The answer to life’s most complicated issues is normally found in a place of simplicity. This simplicity is available even if you live in the midst of a cluttered calendar or find yourself in a time of life where the demands placed on you by other people feels like you are being pulled in ten different directions. There is a solution. That solution will come when you learn where to position yourself in the midst of all the clutter and demands.
Recently, I went fishing. I got skunked but it was worth it just to get away and slow down. It was one of those early summer mornings when a t-shirt and shorts felt just right. When I arrived at the lake, I hiked down to the water’s edge to find a place to toss out my bait and wait for a fish to take my offering. There was a problem. From the edge of the shore out for about 50 feet was a mass of logs and other woody debris. The surface of the lake had become a floating carpet of logs, branches, and twigs. All this debris had been scattered up and down the dirt shoreline after a few years of drought-like conditions. When the rains finally returned last winter, the woody debris was collected from the dry shoreline by the rising waters to create the logjam I was seeing. All the debris had been pushed by the wind to the edge of the lake where I stood. It was virtually impossible to fish.
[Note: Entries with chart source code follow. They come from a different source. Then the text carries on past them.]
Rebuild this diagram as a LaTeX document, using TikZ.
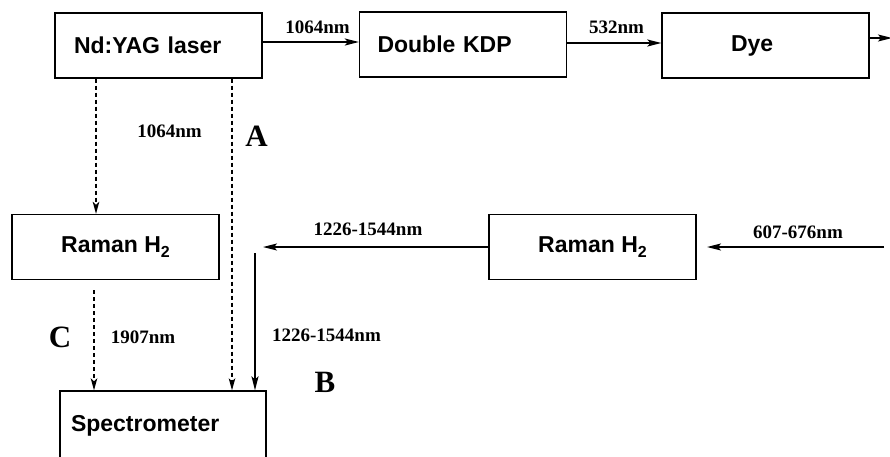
\documentclass[tikz,border=0pt]{standalone}
\usepackage{fontspec}
\setmainfont{Liberation Serif}
\newfontfamily\boxfont{Liberation Sans}
\usetikzlibrary{arrows.meta}
\begin{document}
\begin{tikzpicture}[x=1pt,y=-1pt,
  box/.style={draw, line width=1.3pt, minimum height=65pt, align=left,
    font=\boxfont\bfseries\fontsize{23}{25}\selectfont},
  arr/.style={line width=1.7pt, -{Stealth[length=14pt,width=7pt,inset=3pt]}},
  dasharr/.style={line width=1.5pt, dash pattern=on 4pt off 3pt, -{Stealth[length=12pt,width=6.5pt,inset=3pt]}},
  lab/.style={inner sep=0pt, font=\bfseries\fontsize{19}{21}\selectfont},
  big/.style={inner sep=0pt, font=\bfseries\fontsize{31}{33}\selectfont}]
\useasboundingbox (0,0) rectangle (890,456);
\newcommand{\subtwo}{\raisebox{-5pt}{\fontsize{16}{16}\selectfont 2}}
% boxes
\node[box, inner xsep=19pt, text width=169pt] (yag) at (158.5,45.5) {Nd:YAG laser};
\node[box, inner xsep=18pt, text width=171pt] (kdp) at (463,44.5) {Double KDP};
\node[box, inner xsep=69pt, text width=69pt] (dye) at (765.5,45.5) {Dye};
\node[box, minimum width=207pt, align=center] (ramanL) at (115.5,247) {Raman H\subtwo};
\node[box, minimum width=207pt, align=center] (ramanR) at (592.5,247) {Raman H\subtwo};
\node[box, inner xsep=11pt, text width=184pt, minimum height=70pt] (spec) at (163,426) {Spectrometer};
% helper coordinates
\coordinate (ya) at (0,42);
\coordinate (yb) at (0,43);
\coordinate (xa) at (96,0);
\coordinate (xb) at (232,0);
\coordinate (cstart) at (94,290);
\coordinate (bend) at (263,247);
\coordinate (bstart) at (255,253);
\coordinate (inR) at (884,247);
\coordinate (inRend) at (707,247);
\coordinate (outR) at (892,38);
% connectors
\draw[arr] (yag.east |- ya) -- (kdp.west |- ya);
\draw[arr] (kdp.east |- yb) -- (dye.west |- yb);
\draw[arr] (dye.east |- outR) -- (outR);
\draw[dasharr] (yag.south -| xa) -- (ramanL.north -| xa);
\draw[dasharr] (yag.south -| xb) -- (spec.north -| xb);
\draw[dasharr] (cstart) -- (spec.north -| cstart);
\draw[arr] (ramanR.west) -- (bend);
\draw[arr] (bstart) -- (spec.north -| bstart);
\draw[arr] (inR) -- (inRend);
% labels
\node[lab] (l1) at (317.5,27) {1064nm};
\node[lab] (l2) at (616.5,27.5) {532nm};
\node[lab] (l3) at (169.5,131) {1064nm};
\node[big] (lA) at (256.5,136.5) {A};
\node[lab] (l4) at (368,229) {1226-1544nm};
\node[lab] (l5) at (798,232) {607-676nm};
\node[big] (lC) at (60,337.5) {C};
\node[lab] (l6) at (143,337.5) {1907nm};
\node[lab] (l7) at (326.5,335) {1226-1544nm};
\node[big] (lB) at (325,382.5) {B};
\end{tikzpicture}
\end{document}
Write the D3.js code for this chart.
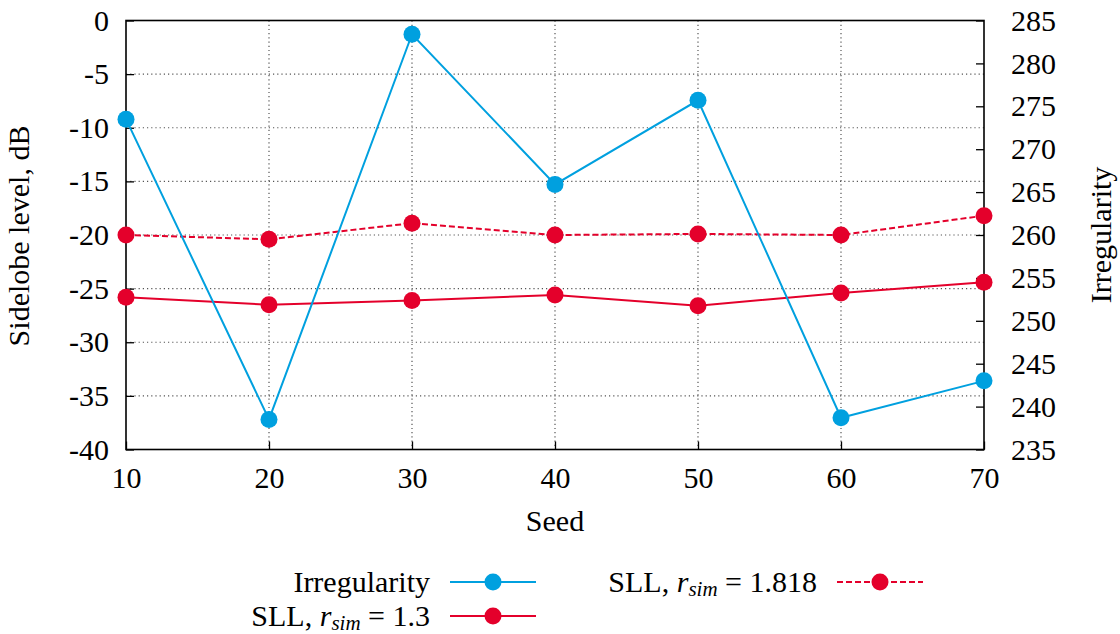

After a few minutes, I returned to my truck realizing my fishing expedition might be short-lived. From the parking lot, I surveyed the lake. I noticed the wind had blown the debris to my current location so I drove around to the opposite side of the lake and there was zero debris. It was perfect. I experienced a clear lake surface with no debris in sight.
If your life has become too complicated and filled with the debris of demands and expectations, you need to change your place on your emotional lake. Answer the following four questions. I ask them of over-stressed pastors and leadership teams who are sensing a change of direction is coming but don’t know how to begin the process of change. Here are the four questions:
What do I like about what I am doing?
What do I not like about what I am doing?
What do I want to keep?
What do I want to get rid of?
Ask those four question honestly and you may find a way out of your debris into the clear water of a new season. It will be a great place to live once you arrive and experience its simplicity.